TASK DESCRIPTION | Return only the lines from the top of the data down to the one that holds "-10.6], [71.5, -11.3]];", both included, without any pictures.

DATA SECTION |

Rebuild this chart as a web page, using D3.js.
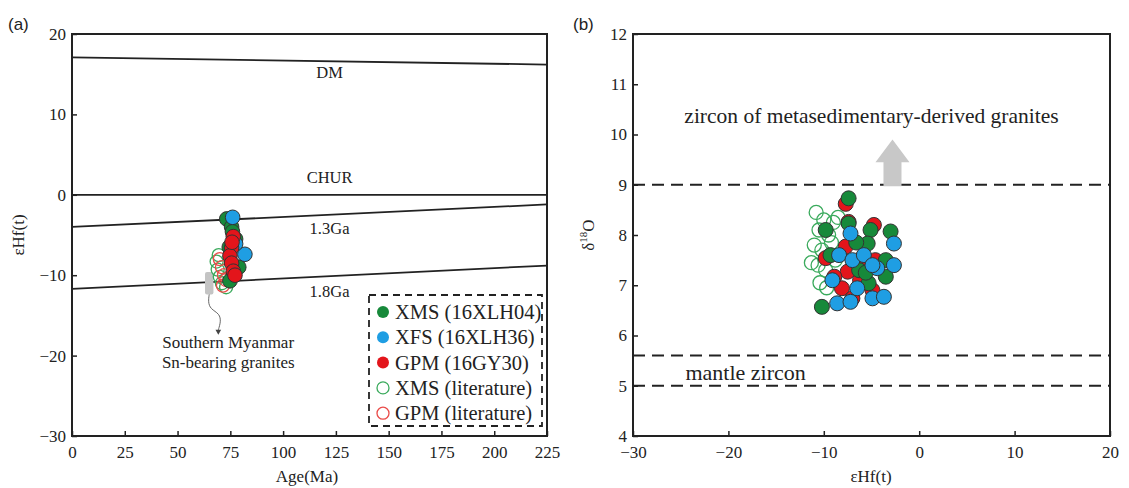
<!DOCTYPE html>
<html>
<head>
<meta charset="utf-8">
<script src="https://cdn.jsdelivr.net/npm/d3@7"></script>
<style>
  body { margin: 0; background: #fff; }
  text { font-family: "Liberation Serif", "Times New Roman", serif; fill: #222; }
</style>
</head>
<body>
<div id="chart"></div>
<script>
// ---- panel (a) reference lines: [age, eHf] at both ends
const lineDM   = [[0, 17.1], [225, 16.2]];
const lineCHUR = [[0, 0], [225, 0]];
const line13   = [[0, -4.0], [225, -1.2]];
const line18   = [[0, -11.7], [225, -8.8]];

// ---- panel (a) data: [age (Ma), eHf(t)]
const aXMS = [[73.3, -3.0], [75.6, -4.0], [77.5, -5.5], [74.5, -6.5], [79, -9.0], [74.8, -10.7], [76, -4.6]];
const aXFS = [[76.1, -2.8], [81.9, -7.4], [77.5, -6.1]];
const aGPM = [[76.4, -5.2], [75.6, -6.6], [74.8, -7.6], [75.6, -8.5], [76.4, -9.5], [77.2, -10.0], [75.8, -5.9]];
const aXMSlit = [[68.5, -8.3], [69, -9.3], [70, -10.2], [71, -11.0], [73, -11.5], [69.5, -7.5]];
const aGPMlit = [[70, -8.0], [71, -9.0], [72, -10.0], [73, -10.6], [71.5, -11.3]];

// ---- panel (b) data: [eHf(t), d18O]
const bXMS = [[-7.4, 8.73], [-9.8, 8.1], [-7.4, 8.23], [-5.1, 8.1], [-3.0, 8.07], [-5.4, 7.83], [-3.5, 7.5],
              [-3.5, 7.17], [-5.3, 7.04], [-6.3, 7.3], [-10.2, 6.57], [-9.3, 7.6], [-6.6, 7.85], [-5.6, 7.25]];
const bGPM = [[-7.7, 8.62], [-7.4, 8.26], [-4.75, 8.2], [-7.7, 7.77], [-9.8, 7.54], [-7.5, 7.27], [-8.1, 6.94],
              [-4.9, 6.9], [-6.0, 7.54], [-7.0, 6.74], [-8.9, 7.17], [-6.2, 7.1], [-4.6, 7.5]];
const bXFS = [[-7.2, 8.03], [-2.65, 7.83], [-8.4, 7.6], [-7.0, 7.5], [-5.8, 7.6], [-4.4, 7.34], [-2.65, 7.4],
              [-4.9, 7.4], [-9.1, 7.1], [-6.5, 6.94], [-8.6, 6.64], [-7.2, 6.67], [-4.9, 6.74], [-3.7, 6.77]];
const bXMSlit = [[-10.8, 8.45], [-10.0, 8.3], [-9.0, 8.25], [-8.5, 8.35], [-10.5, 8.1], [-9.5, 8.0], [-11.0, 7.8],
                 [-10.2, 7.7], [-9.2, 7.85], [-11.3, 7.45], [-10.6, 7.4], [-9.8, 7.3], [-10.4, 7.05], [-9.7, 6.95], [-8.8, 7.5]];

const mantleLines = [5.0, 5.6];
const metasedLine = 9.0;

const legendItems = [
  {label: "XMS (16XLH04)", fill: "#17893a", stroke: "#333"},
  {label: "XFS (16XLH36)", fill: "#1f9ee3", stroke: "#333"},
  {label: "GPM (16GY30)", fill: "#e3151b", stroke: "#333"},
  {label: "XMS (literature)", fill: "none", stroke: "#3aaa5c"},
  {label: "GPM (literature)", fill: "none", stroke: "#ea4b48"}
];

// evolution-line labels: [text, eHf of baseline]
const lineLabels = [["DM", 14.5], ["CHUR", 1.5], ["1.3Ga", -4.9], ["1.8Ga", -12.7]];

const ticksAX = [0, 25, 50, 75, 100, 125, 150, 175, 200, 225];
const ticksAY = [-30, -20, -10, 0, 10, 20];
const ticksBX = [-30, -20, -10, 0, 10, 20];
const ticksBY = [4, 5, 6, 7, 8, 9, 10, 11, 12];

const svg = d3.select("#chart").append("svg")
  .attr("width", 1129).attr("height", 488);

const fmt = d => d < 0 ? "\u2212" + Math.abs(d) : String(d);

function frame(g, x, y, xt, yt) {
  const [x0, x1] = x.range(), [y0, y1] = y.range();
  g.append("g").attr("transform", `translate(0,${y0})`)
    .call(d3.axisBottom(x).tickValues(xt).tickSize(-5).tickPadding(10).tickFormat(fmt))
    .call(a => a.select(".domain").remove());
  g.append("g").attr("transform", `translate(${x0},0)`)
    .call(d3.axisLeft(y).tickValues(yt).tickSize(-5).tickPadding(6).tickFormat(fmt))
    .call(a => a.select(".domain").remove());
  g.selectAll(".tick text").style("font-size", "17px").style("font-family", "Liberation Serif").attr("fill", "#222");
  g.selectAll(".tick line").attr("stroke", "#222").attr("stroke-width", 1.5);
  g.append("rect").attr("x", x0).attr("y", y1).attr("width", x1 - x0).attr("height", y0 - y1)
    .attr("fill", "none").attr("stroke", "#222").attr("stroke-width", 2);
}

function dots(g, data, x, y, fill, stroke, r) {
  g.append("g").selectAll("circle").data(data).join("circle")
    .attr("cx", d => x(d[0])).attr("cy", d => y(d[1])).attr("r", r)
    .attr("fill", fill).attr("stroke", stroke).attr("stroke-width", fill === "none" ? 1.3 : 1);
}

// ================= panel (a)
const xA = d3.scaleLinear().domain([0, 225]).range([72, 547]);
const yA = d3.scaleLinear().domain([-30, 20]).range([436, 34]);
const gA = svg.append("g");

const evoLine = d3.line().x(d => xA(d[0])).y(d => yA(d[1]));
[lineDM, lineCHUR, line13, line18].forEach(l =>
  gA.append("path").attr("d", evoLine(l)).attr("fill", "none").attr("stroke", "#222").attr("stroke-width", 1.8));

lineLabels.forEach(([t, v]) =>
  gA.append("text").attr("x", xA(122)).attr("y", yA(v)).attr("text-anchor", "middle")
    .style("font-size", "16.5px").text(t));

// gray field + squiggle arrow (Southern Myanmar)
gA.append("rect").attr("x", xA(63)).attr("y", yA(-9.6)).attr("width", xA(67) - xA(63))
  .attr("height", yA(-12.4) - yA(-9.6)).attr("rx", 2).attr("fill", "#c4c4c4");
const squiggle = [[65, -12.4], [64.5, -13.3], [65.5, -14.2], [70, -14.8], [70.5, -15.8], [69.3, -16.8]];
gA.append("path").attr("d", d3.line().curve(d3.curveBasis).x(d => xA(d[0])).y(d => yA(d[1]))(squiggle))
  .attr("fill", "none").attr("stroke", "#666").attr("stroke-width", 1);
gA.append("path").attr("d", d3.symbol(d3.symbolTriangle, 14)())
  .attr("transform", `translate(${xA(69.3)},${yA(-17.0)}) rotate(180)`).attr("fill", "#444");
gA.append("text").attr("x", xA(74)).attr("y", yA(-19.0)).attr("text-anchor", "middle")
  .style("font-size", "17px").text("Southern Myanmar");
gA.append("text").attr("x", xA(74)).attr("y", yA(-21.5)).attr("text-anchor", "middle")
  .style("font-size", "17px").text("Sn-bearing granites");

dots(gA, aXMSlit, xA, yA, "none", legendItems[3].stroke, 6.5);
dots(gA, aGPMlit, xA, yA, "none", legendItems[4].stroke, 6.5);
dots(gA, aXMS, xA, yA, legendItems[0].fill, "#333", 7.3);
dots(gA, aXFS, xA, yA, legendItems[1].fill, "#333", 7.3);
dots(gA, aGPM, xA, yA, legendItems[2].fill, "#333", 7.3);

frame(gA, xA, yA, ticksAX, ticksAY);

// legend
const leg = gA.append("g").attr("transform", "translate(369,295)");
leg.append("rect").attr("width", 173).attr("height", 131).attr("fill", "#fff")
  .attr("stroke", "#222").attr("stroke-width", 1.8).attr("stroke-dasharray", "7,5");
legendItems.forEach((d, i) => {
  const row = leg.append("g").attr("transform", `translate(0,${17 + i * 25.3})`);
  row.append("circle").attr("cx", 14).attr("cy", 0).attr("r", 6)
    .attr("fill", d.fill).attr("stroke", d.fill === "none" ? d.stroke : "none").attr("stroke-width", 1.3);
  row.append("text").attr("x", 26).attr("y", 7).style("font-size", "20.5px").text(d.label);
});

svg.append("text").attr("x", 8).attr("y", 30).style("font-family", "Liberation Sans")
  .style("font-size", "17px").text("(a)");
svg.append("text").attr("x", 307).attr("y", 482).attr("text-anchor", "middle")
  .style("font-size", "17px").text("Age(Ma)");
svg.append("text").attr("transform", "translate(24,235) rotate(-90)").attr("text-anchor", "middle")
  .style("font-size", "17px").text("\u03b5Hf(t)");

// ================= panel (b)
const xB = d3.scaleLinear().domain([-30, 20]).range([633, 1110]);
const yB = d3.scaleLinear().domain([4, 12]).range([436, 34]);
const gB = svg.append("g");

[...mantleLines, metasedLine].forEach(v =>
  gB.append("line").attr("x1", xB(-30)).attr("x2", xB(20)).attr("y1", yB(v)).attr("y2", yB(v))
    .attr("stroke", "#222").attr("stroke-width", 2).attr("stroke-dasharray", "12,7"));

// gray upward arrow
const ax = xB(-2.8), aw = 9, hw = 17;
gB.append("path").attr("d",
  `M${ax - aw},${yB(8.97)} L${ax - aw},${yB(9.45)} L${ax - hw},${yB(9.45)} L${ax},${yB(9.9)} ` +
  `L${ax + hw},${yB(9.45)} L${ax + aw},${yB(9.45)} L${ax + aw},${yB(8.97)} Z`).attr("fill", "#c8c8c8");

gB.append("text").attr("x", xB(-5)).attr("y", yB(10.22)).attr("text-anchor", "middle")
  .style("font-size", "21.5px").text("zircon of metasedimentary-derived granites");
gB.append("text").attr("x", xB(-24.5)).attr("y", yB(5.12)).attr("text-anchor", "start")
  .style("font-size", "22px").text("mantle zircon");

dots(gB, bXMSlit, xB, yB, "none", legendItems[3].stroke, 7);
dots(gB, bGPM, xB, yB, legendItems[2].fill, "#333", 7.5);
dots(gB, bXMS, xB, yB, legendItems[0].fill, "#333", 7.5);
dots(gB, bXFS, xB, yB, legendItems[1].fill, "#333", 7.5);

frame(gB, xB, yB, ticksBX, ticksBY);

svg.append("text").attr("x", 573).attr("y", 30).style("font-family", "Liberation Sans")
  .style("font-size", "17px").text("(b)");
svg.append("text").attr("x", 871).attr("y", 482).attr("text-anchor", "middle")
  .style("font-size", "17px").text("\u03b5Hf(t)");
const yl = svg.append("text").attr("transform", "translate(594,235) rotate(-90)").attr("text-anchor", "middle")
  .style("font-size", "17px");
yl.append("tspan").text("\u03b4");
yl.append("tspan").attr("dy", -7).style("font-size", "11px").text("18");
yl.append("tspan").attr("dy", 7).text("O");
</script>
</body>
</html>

RESULT |
Rebuild this chart as a web page, using D3.js.
<!DOCTYPE html>
<html>
<head>
<meta charset="utf-8">
<script src="https://cdn.jsdelivr.net/npm/d3@7"></script>
<style>
  body { margin: 0; background: #fff; }
  text { font-family: "Liberation Serif", "Times New Roman", serif; fill: #222; }
</style>
</head>
<body>
<div id="chart"></div>
<script>
// ---- panel (a) reference lines: [age, eHf] at both ends
const lineDM   = [[0, 17.1], [225, 16.2]];
const lineCHUR = [[0, 0], [225, 0]];
const line13   = [[0, -4.0], [225, -1.2]];
const line18   = [[0, -11.7], [225, -8.8]];

// ---- panel (a) data: [age (Ma), eHf(t)]
const aXMS = [[73.3, -3.0], [75.6, -4.0], [77.5, -5.5], [74.5, -6.5], [79, -9.0], [74.8, -10.7], [76, -4.6]];
const aXFS = [[76.1, -2.8], [81.9, -7.4], [77.5, -6.1]];
const aGPM = [[76.4, -5.2], [75.6, -6.6], [74.8, -7.6], [75.6, -8.5], [76.4, -9.5], [77.2, -10.0], [75.8, -5.9]];
const aXMSlit = [[68.5, -8.3], [69, -9.3], [70, -10.2], [71, -11.0], [73, -11.5], [69.5, -7.5]];
const aGPMlit = [[70, -8.0], [71, -9.0], [72, -10.0], [73, -10.6], [71.5, -11.3]];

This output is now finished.